En otros trabajos (cito por ejemplo En una noche sucia de serpientes, en página 28) la poeta consigue aún un alejamiento mayor y permite ampliar la visión panorámica en beneficio de una, también, mayor significación:

«No hay impulsos de vuelos,/ ya no sueñan los sueños,/ que en la primavera de sangre,/ a puñal grabados quedaron los nombres innombrables/ de aquellos muertos/ ni esos sueños». Este tipo de redacción permite utilizar diversos métodos de interpretación. La premisa de Bachelard en el sentido de que el vuelo se inicia en el impulso y no en la pesantez de supuestas alas, se hace aquí posible; como también el que ese vuelo (el impulso sexual en Freud) ha sido cortado, violado en su más íntima sensualidad por la estupidez de algún septiembre («la primavera de sangre») que aparece entonces como sentido.

Ana Rosa Bustamante nos recuerda a otra poeta valdiviana, Maha Vial, por el desenfado y el desafío.
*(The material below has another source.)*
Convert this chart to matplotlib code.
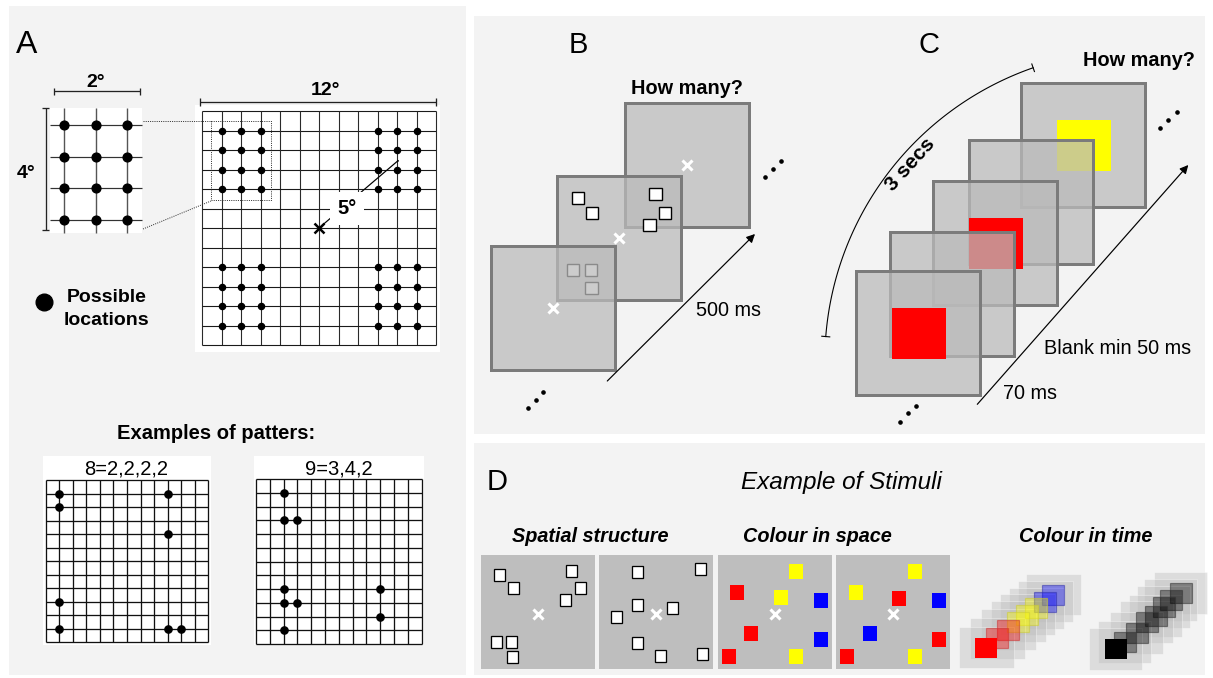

Pero en Vial, en quien se observa una obra de mayor experiencia y por tanto una pluma más elaborada, la palabra transita en terrenos de orden sociológico y como enfrentamiento, como denuncia. Es, en este sentido, más bien posmoderna. En cambio en Bustamante, su fuerza persiste por el momento en el entorno de lo natural como herencia del modernismo y, a la vez, como oposición de una normativa más regulada y, por ende, legitimada. Lo valioso en esta demostración de poesía femenina es la voluntad de quiebre frente a una mayoritaria creación de mujeres que pasa más allá de relatar un caso de buena voluntad atropellado por el desamor y por «esas terribles cosas de la vida».